Who needs this? Users with CSV/TXT spectral data who need to convert to FoodSpec's HDF5 format. What problem does this solve? Converting various CSV formats (wide, long, multi-file) into a standardized HDF5 library. When to use this? Immediately after collecting spectra from instruments; before running any FoodSpec workflow. Why it matters? HDF5 libraries preserve metadata, enable faster loading, and are required for all FoodSpec analysis workflows. Time to complete: 5 minutes to understand formats; conversion takes seconds.
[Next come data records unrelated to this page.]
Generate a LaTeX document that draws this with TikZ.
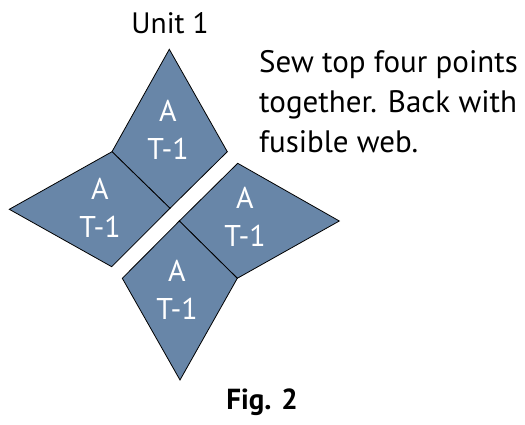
\documentclass[tikz,border=0pt]{standalone}
\usepackage{fontspec}
\setmainfont{PT Sans}
\usetikzlibrary{positioning}
\definecolor{patchblue}{RGB}{104,134,168}
\tikzset{
     piece/.style = {draw=black, fill=patchblue, line width=0.8pt, line join=miter},
     piece label/.style = {text=white, align=center, font=\fontsize{30}{38}\selectfont},
     caption text/.style = {font=\fontsize{31}{40}\selectfont, align=left},
     fig label/.style = {font=\bfseries\fontsize{29}{32}\selectfont},
    }

\begin{document}
\begin{tikzpicture}[x=1pt, y=-1pt]
        \useasboundingbox (0,0) rectangle (525,425);
        % corners
        \coordinate (top) at (169.3,49.3);
        \coordinate (tr) at (227.3,151.7);
        \coordinate (tl) at (112,151.7);
        \coordinate (mid1) at (170,208.3);
        \coordinate (left) at (9.3,209.3);
        \coordinate (lb) at (111.7,266.7);
        \coordinate (rt) at (237.7,163.3);
        \coordinate (right) at (339.3,221);
        \coordinate (rb) at (237.3,278.3);
        \coordinate (mid2) at (179.3,221);
        \coordinate (bl) at (122.3,278.3);
        \coordinate (bottom) at (180,380);

        % the four points
        \draw [piece] (top) -- (tr) -- (mid1) -- (tl) -- cycle;
        \draw [piece] (tl) -- (mid1) -- (lb) -- (left) -- cycle;
        \draw [piece] (rt) -- (right) -- (rb) -- (mid2) -- cycle;
        \draw [piece] (mid2) -- (rb) -- (bottom) -- (bl) -- cycle;

        \node [piece label] (a1) at (168,130) {A\\T-1};
        \node [piece label] (a2) at (100,208) {A\\T-1};
        \node [piece label] (a3) at (245,217) {A\\T-1};
        \node [piece label] (a4) at (177,290) {A\\T-1};

        \node [font=\fontsize{29.5}{34}\selectfont, anchor=base] (unit) at (170,34) {Unit 1};
        \node [caption text, anchor=north west, inner sep=0pt] (note) at (259,50) {Sew top four points\\together. Back with\\fusible web.};
        \node [fig label, anchor=base] (fig) at (262,409) {Fig. 2};
    \end{tikzpicture}
\end{document}
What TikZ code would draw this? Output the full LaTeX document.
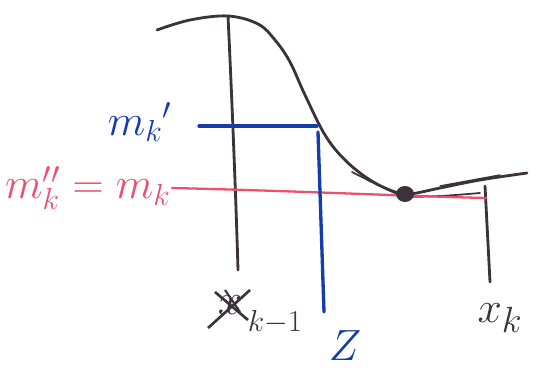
\documentclass[tikz,border=0pt]{standalone}
\usepackage{fontspec}
\setmainfont{DejaVu Sans}
\definecolor{ink}{RGB}{60,50,60}
\definecolor{bpen}{RGB}{20,60,170}
\definecolor{rpen}{RGB}{235,80,110}
\tikzset{
  blk/.style={draw=ink,line width=1.6pt,line cap=round,line join=round},
  blu/.style={draw=bpen,line width=1.9pt,line cap=round},
  pnk/.style={draw=rpen,line width=1.3pt,line cap=round},
  lbl/.style={inner sep=0pt,font=\fontsize{25}{30}\selectfont}
}
\begin{document}
\begin{tikzpicture}[x=0.02cm,y=-0.02cm]
\useasboundingbox (0,0) rectangle (558,381);
% curve
\draw[blk] plot[smooth,tension=0.6] coordinates {(157,30) (190,20) (228,16) (258,24) (275,40) (290,62) (305,95) (325,135) (345,160) (370,180) (395,192) (410,194) (440,188) (480,180) (527,173)};
\draw[blk,line width=1pt] plot[smooth] coordinates {(352,172) (380,186) (405,196) (440,196) (480,193)};
\draw[blk,line width=0.8pt] (440,186) -- (500,175);
% verticals
\coordinate (top) at (228,16);
\coordinate (bl) at (238,270);
\draw[blk] (top) .. controls (232,100) and (236,200) .. (bl);
\coordinate (xkt) at (485,186);
\coordinate (xkb) at (490,282);
\draw[blk] (xkt) -- (xkb);
% pink
\coordinate (p1) at (172,188);
\coordinate (p2) at (486,198);
\draw[pnk] (p1) .. controls (300,191) and (400,196) .. (p2);
% blue
\coordinate (b1) at (199,126);
\coordinate (b2) at (317,126);
\coordinate (b3) at (318,132);
\coordinate (b4) at (324,312);
\draw[blu] (b1) -- (b2);
\draw[blu] (b3) -- (b4);
% dot
\fill[ink] (405,194) ellipse (9 and 8);
% labels
\node[lbl,text=bpen] (mk1) at (140,122) {$m_k{}'$};
\node[lbl,text=rpen] (mk2) at (88,188) {$m_k'' = m_k$};
\node[lbl,text=ink,font=\fontsize{34}{38}\selectfont] (xkm) at (230,305) {$x$};
\draw[ink,line width=1.5pt] (208,328) -- (250,290);
\draw[ink,line width=1.5pt] (215,292) -- (248,320);
\draw[ink,line width=1.2pt] (225,290) -- (240,312);
\node[lbl,text=ink,font=\fontsize{18}{20}\selectfont] (km1) at (275,322) {$k{-}1$};
\node[lbl,text=bpen,font=\fontsize{28}{32}\selectfont] (z) at (345,346) {$Z$};
\node[lbl,text=ink,font=\fontsize{28}{32}\selectfont] (xk) at (500,318) {$x_k$};
\end{tikzpicture}
\end{document}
Prerequisites: CSV or TXT spectral data; FoodSpec installed


Overview

FoodSpec converts CSVs to reusable spectral libraries (HDF5) for all workflows.

Supported inputs

Format Description Required columns Typical use
CSV (wide) One column per spectrum, one row per wavenumber wavenumber, sample columns Fast conversion to HDF5
CSV (long/tidy) One row per (sample_id, wavenumber, intensity) sample_id, wavenumber, intensity Public datasets, tidy data
Folder of TXT/CSV One file per spectrum, aligned axes filename, wavenumber/intensity columns Instrument exports
HDF5 library Serialized FoodSpectrumSet x, wavenumbers, metadata, modality Primary format for workflows

CSV layouts

Wide format

wavenumber,s1,s2,s3
500,10.1,12.2,9.9
502,10.3,12.4,10.0
- wavenumber is the axis; each other column is a spectrum.

Long/tidy format

sample_id,wavenumber,intensity,oil_type
s001,500,10.1,olive
s001,502,10.3,olive
s002,500,12.2,sunflower
- one row per (sample, wavenumber); extra columns become metadata (e.g., oil_type).

CLI: csv-to-library

foodspec csv-to-library \
  data/oils.csv \
  libraries/oils.h5 \
  --format wide \
  --wavenumber-column wavenumber \
  --modality raman \
  --label-column oil_type
- Use --format long with --sample-id-column / --intensity-column for tidy data. - Parent directories are created automatically; output is an HDF5 library.

Python API

from foodspec.io.csv_import import load_csv_spectra
from foodspec.io import create_library

fs = load_csv_spectra("data/oils.csv", format="wide", modality="raman")
create_library("libraries/oils.h5", spectra=fs.x, wavenumbers=fs.wavenumbers, metadata=fs.metadata, modality=fs.modality)

Troubleshooting

  • Missing column errors: check spelling of wavenumber/sample_id/intensity.
  • Non-monotonic axis: sort wavenumbers before conversion.
  • Mixed labels: ensure consistent sample IDs and metadata rows.